Sweden

Posted by Ellen

Right outside Rosenbad, the prime minister's chancery in central Stockholm, sits this homeless woman with the face of a fox, huddled in a blanket, with a baby animal, perhaps a fox cub, perhaps a teddy bear, in her lap.

The sculpture, a permanent installation on the granite sidewalk, is from artist Laura Ford's series Rag and Bone. In 2009, the city's newspaper by and for homeless people, known as Situation Sthlm, conducted a poll on where to put the statue; the winning location was this very public and political site.

The fox also has a single boot in her lap, into which passers by frequently drop euros.  People who are uncertain about dontating to living, breathing homeless people somehow feel that leaving money for a bronze fox is a good thing to do. That's the world we live in.

Posted by Ellen

Stockholm's 110-km metro rail system has been described as one long tubular art gallery. Exposed bedrock in dozens of the stations has been painted and sculpted by a variety of artists from Sweden and beyond. 

Consider this posting another entry in an occasional series: Places I've never been and stuff I've never seen and don't honestly know much of anything about, but damn.

Posted by Ellen

Carol and Sandy Fuchs spent a week in  northern Sweden recently, including New Year's at the Ice Hotel near Kiruna, about 100 miles north of the Arctic Circle. The sun never rose above the horizon the whole time they were up there, though the dark of night faded into a sort of twilight for a few hours in the middle of each day.

They tried dogsledding and snowmobiling and visited with reindeer herders. The town of Kiruna is a thriving iron-mining center, where the hundred-year-old mine is nowhere near played out; it is currently expanding closer and closer to the town, which is gradually being relocated to escape the blasting and other mine activity.

The basic structure of the Ice Hotel is made of snow; in November each year, snowguns spray artifical snow over arched metal forms, which are removed after a couple of days, leaving igloo-like tunnels. Interior walls are made of two-ton ice blocks cut from the Torne River and returned to the river when the place starts to melt in April or May. The ice is cut in March and stored for the next winter's construction.

Beds are platforms of ice and snow covered with reindeer hides. Guests sleep in sleeping bags. There are ice sculptures and specially carved ice chairs and tables in the rooms, but according to Carol guests don't usually spend much time lolling about in chairs made of ice. Although she slept well, she reports that Sandy hardly slept at all; he was worried that if he relaxed and closed his eyes, he'd freeze to death and never wake up. The room temperature was about minus 5 Celsius, or 23 degrees Fahrenheit.

The hotel has an ice bar, where drinks are served in glasses made of ice. There's also a restaurant, which serves hot food on regular dishes, in front of a blazing fire.

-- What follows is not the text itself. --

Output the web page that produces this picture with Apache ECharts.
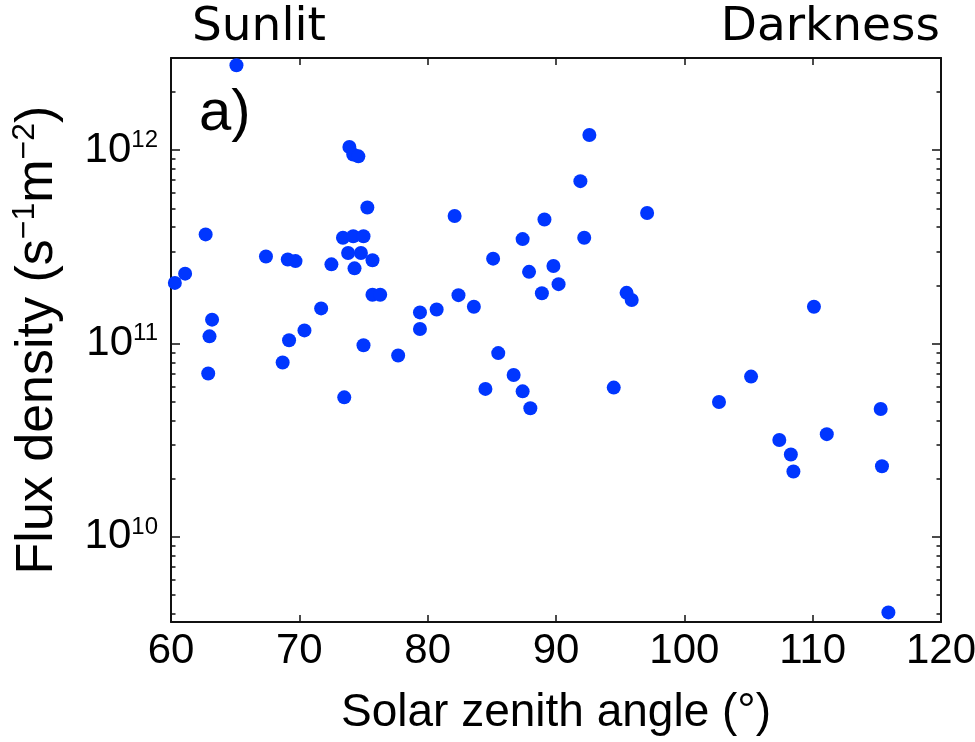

I'm thinking that part of the rationale for a winter vacation in Arctic Sweden is that it must feel pretty good when you leave; wherever you spend the rest of your winter, even if it's in what you normally consider a fairly wintry sort of place, must seem bright and sunny and maybe even toasty by comparison.

Posted by Ellen

This is Stockholm after midnight last June, during one of the white nights near the summer solstice. The tower in the foreground is part of the Old Town, which dates back to the thirteenth century. The cranes in the background  are building the part of town that will date back to the twenty-first century.